Tim Potter GBCT: “Insatiable appetite for content”
Sep 7, 2023
As Hollywood strikes rage on, Tim Potter GBCT reflects on the rise of the streaming juggernauts.
We have all been sitting at home wondering what hit us. Yes, the WGA and SAG-AFTRA actions have caused many productions to go into hiatus, but the slowdown in production started considerably before these actions started. Support for the strikes is solid from anyone of us who has felt ripped-off by poor pay and conditions, and our US colleagues have given rise to hope within those of us who have been on this fight for so long. The real question is what is the long-term trajectory?
I have written in the past of the financial structure of the streaming industry. The subscription model for a platform of content means that the income precedes the production of that content, thus removing the financial risk and recreating the ‘licence to print money’. So, what is wrong in paradise?
The long-term prognosis for streaming is still to be fathomed as the industry model is still in its infancy. The beginnings of streaming coincided with the introduction of tax incentives for high-end television (HETV). This was first taken up by very high-end productions, but its value was soon seen, and the spread to a wide spectrum of productions was very rapid. All ships rose with this tide. Indigenous ‘HETV’ had been languishing for a couple of decades in the budget range £600k to £1.2m per screen hour. Now £1.2m is seen as a minimum.
I can vividly remember the buzz going round a BSC Expo at the time that a streamer had greenlit 53 dramas to be shot in the UK over the next year. This boom was just getting into full swing when the lockdowns hit. Even though the industry pleaded that content was so vital to a locked-down population that a working protocol (devised by the British Film Commission with the generous help of many others) should be used to allow working during times, when most other industries were like ghost towns, this did not produce the vast amount of content that the streaming monster normally eats, but it did keep things ticking over at the top end which could afford the precautions. Coming out of lockdown produced a bonanza like the industry has never seen. But, we must ask, are the content banks now so full that production can slow to the extent that it did in 2022?
In 2022 there were several shadows looming on the horizon. Were there too many platforms for the market? Were we about to find out where ‘peak subscription’ lay? Would the looming industrial unrest caused by the pay and conditions not keeping up with the market make it prudent to not start productions that might not be finish-able?

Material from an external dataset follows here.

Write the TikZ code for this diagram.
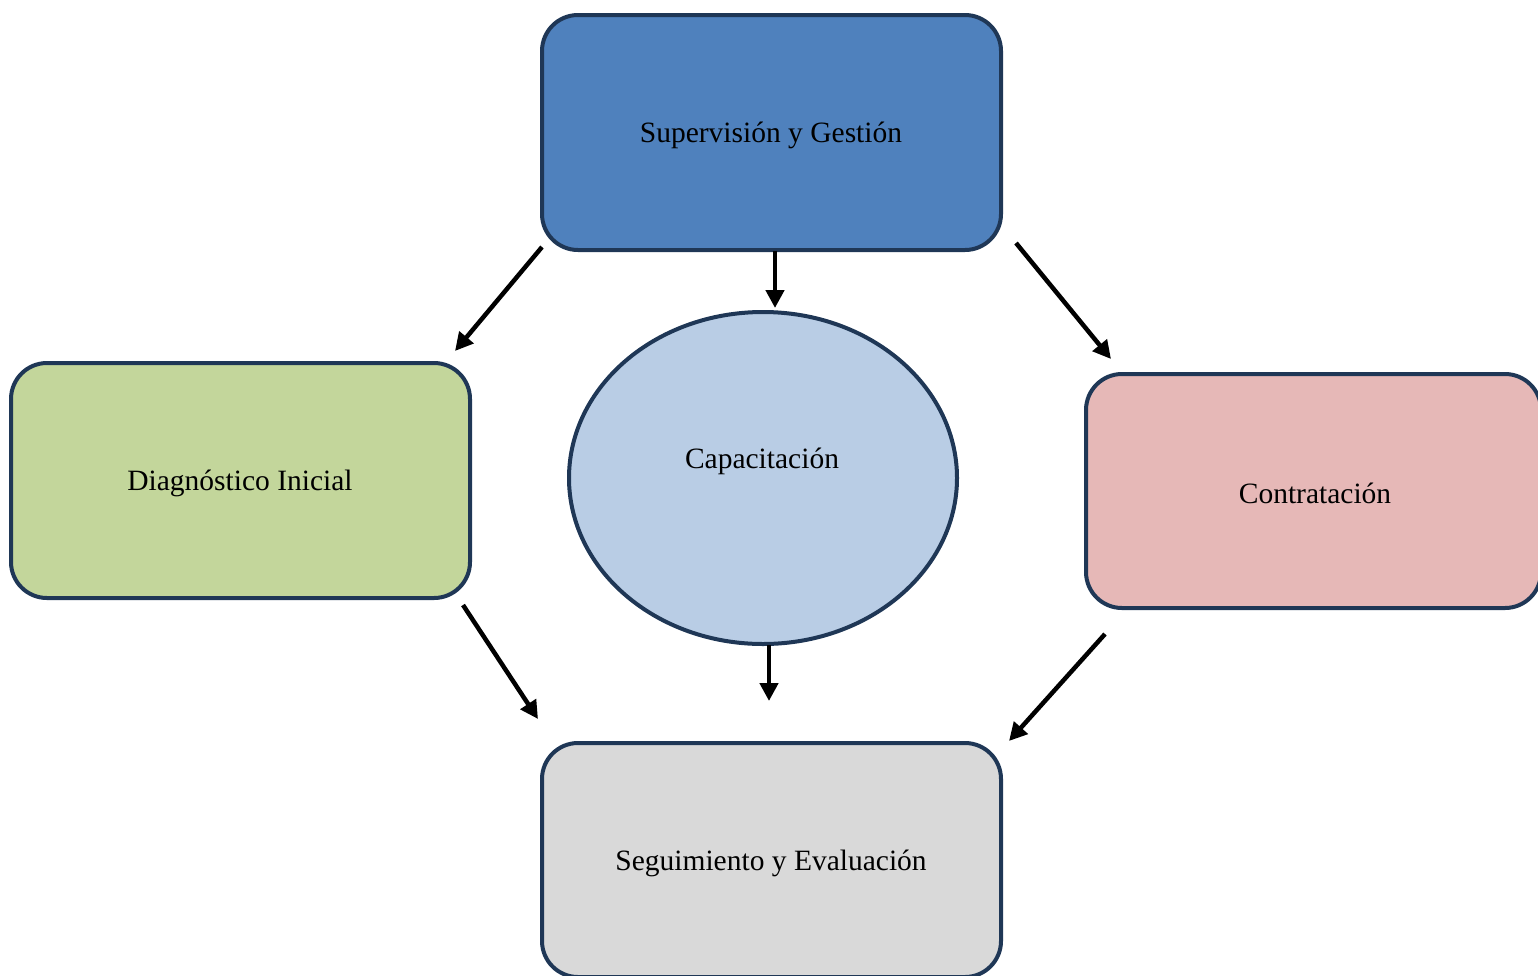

The question of platform proliferation will be answered in time by the market as poor set-ups go to the wall and/or are bought out or swallowed up by their more solid rivals. Peak subscription is a harder jelly to nail to the wall. The more roads you build, the more cars there will be on the road, until the whole country is Tarmac and demand tails off. Subscription take-up is related to disposable income, even if some people will consider their viewing habit far from disposable. Gradually we will find that those who want it will have what they want, and everyone else will have move on to the next most viable means of communication. These factors will have contributed to the caution imposed on commissioning editors but is it the only factor? Jitters from above may explain the reluctance to commit, but this is only sustainable in the short run. The monster will still need feeding and that requires production.
What is without question is that there is an insatiable appetite for content. This will provide the pressure from below and, thus, above to settle the issues with WGA and SAG-AFTRA. The rumble of unrest in the UK came to naught, but that has left a very bitter feeling of resentment that will soon resurface. These are transitory effects. What is unnerving is the lack of forward interest from productions. The usual budgeting enquiries from upcoming shoots are noticeable by their absence. When will that often-predicted upturn come? We will have to wait and see if streaming really does have the future we were all hoping for.